Saturday

St. Bridget of Sweden, Religious

St. Bridget, patron saint of Sweden, was born into an aristocratic family at Finstad about 1302 or 1303. Her father was the governor of the Province of Uppland. When she was about fourteen years of age, she was married (1316) to Ulf Gudmarsson, and of that union four sons and four daughters were born. In 1335, she was invited to the court of King Magnus II to serve as principal lady-in-waiting to Queen Blanche, and she remained there for two years. After her husband’s death in 1344, she lived as a penitent near the Cistercian monastery at Alvastra, and during this period her visions and revelations, which had begun in her youth, became more frequent, and she began to record them in writing.

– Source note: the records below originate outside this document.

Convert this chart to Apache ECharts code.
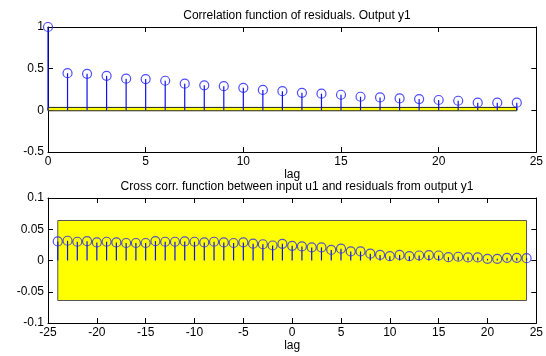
<!DOCTYPE html>
<html>
<head>
<meta charset="utf-8">
<script src="https://cdn.jsdelivr.net/npm/echarts@6/dist/echarts.min.js"></script>
<style>
  html, body { margin: 0; padding: 0; background: #fff; }
  #chart { width: 546px; height: 356px; }
</style>
</head>
<body>
<div id="chart"></div>
<script>
// auto correlation of residuals, lags 0..24
const autoLags = [0, 1, 2, 3, 4, 5, 6, 7, 8, 9, 10, 11, 12, 13, 14, 15, 16, 17, 18, 19, 20, 21, 22, 23, 24]
const autoValues = [1.0, 0.446, 0.438, 0.414, 0.38, 0.375, 0.355, 0.32, 0.30, 0.29, 0.27, 0.245, 0.23,
  0.21, 0.20, 0.187, 0.163, 0.155, 0.143, 0.135, 0.124, 0.115, 0.092, 0.092, 0.092]
const autoBand = [-0.005, 0.035]

// cross correlation u1 / residuals, lags -24..24
const crossLags = [-24, -23, -22, -21, -20, -19, -18, -17, -16, -15, -14, -13, -12, -11, -10, -9, -8, -7,
  -6, -5, -4, -3, -2, -1, 0, 1, 2, 3, 4, 5, 6, 7, 8, 9, 10, 11, 12, 13, 14, 15, 16, 17, 18, 19, 20, 21, 22, 23, 24]
const crossValues = [0.0305, 0.0316, 0.030, 0.031, 0.029, 0.030, 0.029, 0.028, 0.028, 0.028, 0.031, 0.030,
  0.030, 0.0305, 0.030, 0.029, 0.030, 0.029, 0.028, 0.029, 0.027, 0.026, 0.024, 0.0267, 0.0235, 0.0225,
  0.021, 0.021, 0.017, 0.019, 0.0145, 0.0145, 0.011, 0.009, 0.007, 0.009, 0.007, 0.008, 0.0085, 0.008,
  0.0053, 0.006, 0.005, 0.005, 0.0027, 0.0027, 0.0043, 0.0043, 0.0037]
const crossBand = [-0.064, 0.064]

const titles = ['Correlation function of residuals. Output y1',
  'Cross corr. function between input u1 and residuals from output y1']

const font = 'Liberation Sans, Arial, sans-serif'
const chart = echarts.init(document.getElementById('chart'))

const pairs = (xs, ys) => xs.map((x, i) => [x, ys[i]])

// stem line from 0 to value
const stemItem = (params, api) => {
  const x = api.value(0)
  const p0 = api.coord([x, 0])
  const p1 = api.coord([x, api.value(1)])
  return {
    type: 'line',
    shape: { x1: p0[0], y1: p0[1], x2: p1[0], y2: p1[1] },
    style: { stroke: '#1010f0', lineWidth: 1.2 },
  }
}

const axisBase = {
  axisLine: { show: true, onZero: false, lineStyle: { color: '#000', width: 1 } },
  axisTick: { show: true, inside: true, length: 5, lineStyle: { color: '#000' } },
  splitLine: { show: false },
  axisLabel: { color: '#000', fontFamily: font, fontSize: 12 },
}

const xMain = (grid, min, max) => ({
  ...axisBase, type: 'value', gridIndex: grid, min, max, interval: 5, position: 'bottom',
  axisLabel: { ...axisBase.axisLabel, margin: 4 },
  name: 'lag', nameLocation: 'middle', nameGap: 17,
  nameTextStyle: { color: '#000', fontFamily: font, fontSize: 12 },
})
const xTop = (grid, min, max) => ({
  ...axisBase, type: 'value', gridIndex: grid, min, max, interval: 5, position: 'top',
  axisLabel: { show: false },
})
const yMain = (grid, min, max, interval) => ({
  ...axisBase, type: 'value', gridIndex: grid, min, max, interval, position: 'left',
  axisLabel: { ...axisBase.axisLabel, margin: 4 },
})
const yRight = (grid, min, max, interval) => ({
  ...axisBase, type: 'value', gridIndex: grid, min, max, interval, position: 'right',
  axisLabel: { show: false },
})

const band = (x0, x1, lim, border) => ({
  silent: true,
  itemStyle: { color: '#ffff00', borderColor: border, borderWidth: 1 },
  data: [[{ xAxis: x0, yAxis: lim[0] }, { xAxis: x1, yAxis: lim[1] }]],
})

const option = {
  animation: false,
  backgroundColor: '#fff',
  title: [
    { text: titles[0], left: 292, top: 5, textAlign: 'center',
      textStyle: { fontFamily: font, fontSize: 12, fontWeight: 'normal', color: '#000' } },
    { text: titles[1], left: 292, top: 176, textAlign: 'center',
      textStyle: { fontFamily: font, fontSize: 12, fontWeight: 'normal', color: '#000' } },
  ],
  grid: [
    { left: 48, top: 27, width: 489, height: 125 },
    { left: 48, top: 198, width: 489, height: 125 },
  ],
  xAxis: [xMain(0, 0, 25), xTop(0, 0, 25), xMain(1, -25, 25), xTop(1, -25, 25)],
  yAxis: [yMain(0, -0.5, 1, 0.5), yRight(0, -0.5, 1, 0.5), yMain(1, -0.1, 0.1, 0.05), yRight(1, -0.1, 0.1, 0.05)],
  series: [
    {
      type: 'custom', xAxisIndex: 0, yAxisIndex: 0,
      data: pairs(autoLags, autoValues), renderItem: stemItem,
      markArea: band(autoLags[0], autoLags[autoLags.length - 1], autoBand, '#222'),
    },
    {
      type: 'scatter', xAxisIndex: 0, yAxisIndex: 0,
      data: pairs(autoLags, autoValues),
      symbol: 'circle', symbolSize: 9,
      itemStyle: { color: 'rgba(0,0,0,0)', borderColor: '#2020ff', borderWidth: 1.2 },
    },
    {
      type: 'custom', xAxisIndex: 2, yAxisIndex: 2,
      data: pairs(crossLags, crossValues), renderItem: stemItem,
      markArea: band(crossLags[0], crossLags[crossLags.length - 1], crossBand, '#555'),
    },
    {
      type: 'scatter', xAxisIndex: 2, yAxisIndex: 2,
      data: pairs(crossLags, crossValues),
      symbol: 'circle', symbolSize: 9,
      itemStyle: { color: 'rgba(0,0,0,0)', borderColor: '#2a2af0', borderWidth: 1.2 },
    },
  ],
}

chart.setOption(option)
</script>
</body>
</html>
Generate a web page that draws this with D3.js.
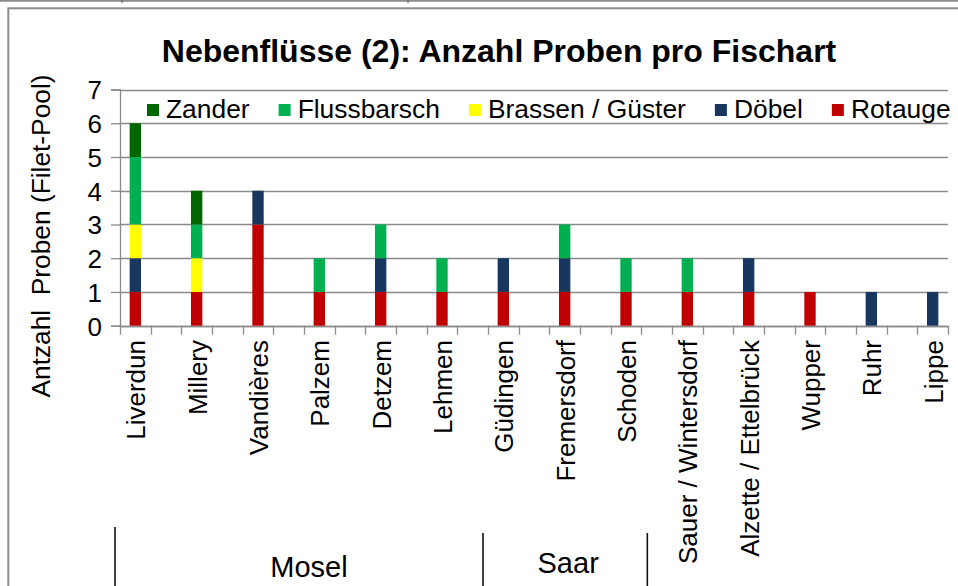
<!DOCTYPE html>
<html>
<head>
<meta charset="utf-8">
<script src="https://cdn.jsdelivr.net/npm/d3@7/dist/d3.min.js"></script>
<style>
  html, body { margin: 0; padding: 0; background: #fff; }
  svg { display: block; }
  text { font-family: "Liberation Sans", Arial, sans-serif; fill: #000; }
</style>
</head>
<body>
<svg id="chart" width="958" height="586"></svg>
<script>
// ---------- data ----------
const title = "Nebenflüsse (2): Anzahl Proben pro Fischart";
const yTitle = "Antzahl  Proben (Filet-Pool)";
const categories = ["Liverdun", "Millery", "Vandières", "Palzem", "Detzem", "Lehmen",
  "Güdingen", "Fremersdorf", "Schoden", "Sauer / Wintersdorf", "Alzette / Ettelbrück",
  "Wupper", "Ruhr", "Lippe"];
// stacked bottom -> top
const seriesNames = ["Rotauge", "Döbel", "Brassen / Güster", "Flussbarsch", "Zander"];
const rotauge     = [1, 1, 3, 1, 1, 1, 1, 1, 1, 1, 1, 1, 0, 0];
const doebel      = [1, 0, 1, 0, 1, 0, 1, 1, 0, 0, 1, 0, 1, 1];
const brassen     = [1, 1, 0, 0, 0, 0, 0, 0, 0, 0, 0, 0, 0, 0];
const flussbarsch = [2, 1, 0, 1, 1, 1, 0, 1, 1, 1, 0, 0, 0, 0];
const zander      = [1, 1, 0, 0, 0, 0, 0, 0, 0, 0, 0, 0, 0, 0];
const seriesValues = [rotauge, doebel, brassen, flussbarsch, zander];
const colors = ["#C00000", "#17375E", "#FFFF00", "#00B050", "#006600"];
const legendOrder = ["Zander", "Flussbarsch", "Brassen / Güster", "Döbel", "Rotauge"];
const yTicks = [0, 1, 2, 3, 4, 5, 6, 7];
const groups = [
  { name: "Mosel", first: "Liverdun", last: "Lehmen" },
  { name: "Saar", first: "Güdingen", last: "Schoden" }
];

// ---------- layout ----------
const svg = d3.select("#chart");
const plotLeft = 120, plotRight = 948, plotTop = 89.5, plotBottom = 325.7;
const grid = "#8a8a8a";

// slots: each category followed by an empty slot (except the last)
const slots = [];
categories.forEach((c, i) => { slots.push(c); if (i < categories.length - 1) slots.push("_gap" + i); });

const x = d3.scaleBand().domain(slots).range([plotLeft, plotRight]).paddingInner(0).paddingOuter(0);
const y = d3.scaleLinear().domain([0, 7]).range([plotBottom, plotTop]);
const bw = x.bandwidth();
const barW = bw * 0.37;

// outer chart frame
svg.append("rect").attr("x", 0).attr("y", 0).attr("width", 958).attr("height", 586).attr("fill", "#fff");
svg.append("line").attr("x1", 0).attr("x2", 958).attr("y1", 0.8).attr("y2", 0.8)
  .attr("stroke", "#8c8c8c").attr("stroke-width", 2);
[122, 408].forEach(px => svg.append("line").attr("x1", px).attr("x2", px).attr("y1", 0).attr("y2", 3)
  .attr("stroke", "#555").attr("stroke-width", 1));
svg.append("rect").attr("x", 8.3).attr("y", 8.3).attr("width", 1200).attr("height", 900)
  .attr("fill", "#fff").attr("stroke", "#8c8c8c").attr("stroke-width", 2);

// gridlines
svg.append("g").selectAll("line").data(yTicks).join("line")
  .attr("x1", plotLeft).attr("x2", plotRight)
  .attr("y1", d => Math.round(y(d)) + 0.5).attr("y2", d => Math.round(y(d)) + 0.5)
  .attr("stroke", grid).attr("stroke-width", 1.3);

// y axis
const yAxis = d3.axisLeft(y).tickValues(yTicks).tickSize(9).tickPadding(9).tickFormat(d3.format("d"));
const gy = svg.append("g").attr("transform", `translate(${plotLeft},0)`).call(yAxis);
gy.select(".domain").attr("stroke", grid).attr("stroke-width", 1.3);
gy.selectAll(".tick line").attr("stroke", grid).attr("stroke-width", 1.3);
gy.selectAll(".tick text").attr("font-size", 26).attr("font-family", "'Liberation Sans', Arial, sans-serif")
  .attr("fill", "#000").attr("dy", "0.36em");

// x axis ticks at every slot boundary
const boundaries = slots.map(s => x(s)).concat([plotRight]);
svg.append("g").selectAll("line").data(boundaries).join("line")
  .attr("x1", d => Math.round(d) + 0.5).attr("x2", d => Math.round(d) + 0.5)
  .attr("y1", plotBottom).attr("y2", plotBottom + 9)
  .attr("stroke", grid).attr("stroke-width", 1.3);
svg.append("line").attr("x1", plotLeft).attr("x2", plotRight)
  .attr("y1", Math.round(plotBottom) + 0.5).attr("y2", Math.round(plotBottom) + 0.5)
  .attr("stroke", grid).attr("stroke-width", 1.3);

// stacked bars
const table = categories.map((c, i) => {
  const o = { cat: c };
  seriesNames.forEach((s, k) => o[s] = seriesValues[k][i]);
  return o;
});
const stacked = d3.stack().keys(seriesNames)(table);
svg.append("g").selectAll("g").data(stacked).join("g")
  .attr("fill", (d, i) => colors[i])
  .selectAll("rect").data(d => d.filter(p => p[1] > p[0])).join("rect")
  .attr("x", d => x(d.data.cat) + (bw - barW) / 2)
  .attr("width", barW)
  .attr("y", d => y(d[1]))
  .attr("height", d => y(d[0]) - y(d[1]));

// x labels
svg.append("g").selectAll("text").data(categories).join("text")
  .attr("transform", d => `translate(${x(d) + bw / 2},340) rotate(-90)`)
  .attr("text-anchor", "end").attr("dy", "0.38em")
  .attr("font-size", 26).text(d => d);

// title
svg.append("text").attr("x", 499).attr("y", 62).attr("text-anchor", "middle")
  .attr("font-size", 32).attr("font-weight", "bold").text(title);

// y title
svg.append("text").attr("transform", "translate(50,236) rotate(-90)")
  .attr("text-anchor", "middle").attr("font-size", 26.3).style("white-space", "pre").text(yTitle);

// legend
const lg = svg.append("g");
let lx = 147;
legendOrder.forEach(name => {
  const k = seriesNames.indexOf(name);
  lg.append("rect").attr("x", lx).attr("y", 104).attr("width", 12).attr("height", 12).attr("fill", colors[k]);
  const t = lg.append("text").attr("x", lx + 19).attr("y", 118).attr("font-size", 26.4).text(name);
  lx += 19 + t.node().getComputedTextLength() + 29;
});

// group labels (multi-level category axis)
const gEdges = [];
groups.forEach((g, i) => {
  const left = x(g.first) - 5;
  const right = x(g.last) + bw + 6;
  gEdges.push({ left, right, name: g.name, i });
});
const edgeLines = [
  { px: gEdges[0].left, top: 527 },
  { px: gEdges[1].left, top: 533 },
  { px: gEdges[1].right, top: 533 }
];
svg.append("g").selectAll("line").data(edgeLines).join("line")
  .attr("x1", d => d.px).attr("x2", d => d.px).attr("y1", d => d.top).attr("y2", 586)
  .attr("stroke", "#111").attr("stroke-width", 1.6);
const labelX = [
  (edgeLines[0].px + edgeLines[1].px) / 2 + 10,
  (edgeLines[1].px + edgeLines[2].px) / 2 + 3
];
const labelY = [577, 573];
svg.append("g").selectAll("text").data(groups).join("text")
  .attr("x", (d, i) => labelX[i]).attr("y", (d, i) => labelY[i])
  .attr("text-anchor", "middle").attr("font-size", 29).text(d => d.name);
</script>
</body>
</html>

In about 1346, she made the first plans for a new religious congregation, the Order of the Most Holy Savior, more commonly known as Brigittines, after its founder. The new congregation was established to initiate reform in the monastic life and to promote devotion to Christ’s Passion. In 1349, Bridget went to Rome to seek approval of her order, and there she worked for the pope’s return from Avignon and cared for the poor and the pilgrims in the city. After a pilgrimage to the Holy Land, she died in Rome on July 23, 1373, and in the following year her daughter, St. Catherine of Sweden, took her body to her homeland. Throughout her life, St. Bridget enjoyed mystical graces and revelations, many of which were connected with our Lord’s Passion. These were published in 1492 as Revelations and were held in great esteem during the Middle Ages. St. Bridget was canonized by Pope Boniface IX in 1391. The prayer of today’s Mass affirms that God revealed the secrets of Heaven to her while she meditated on the suffering and death of our Lord.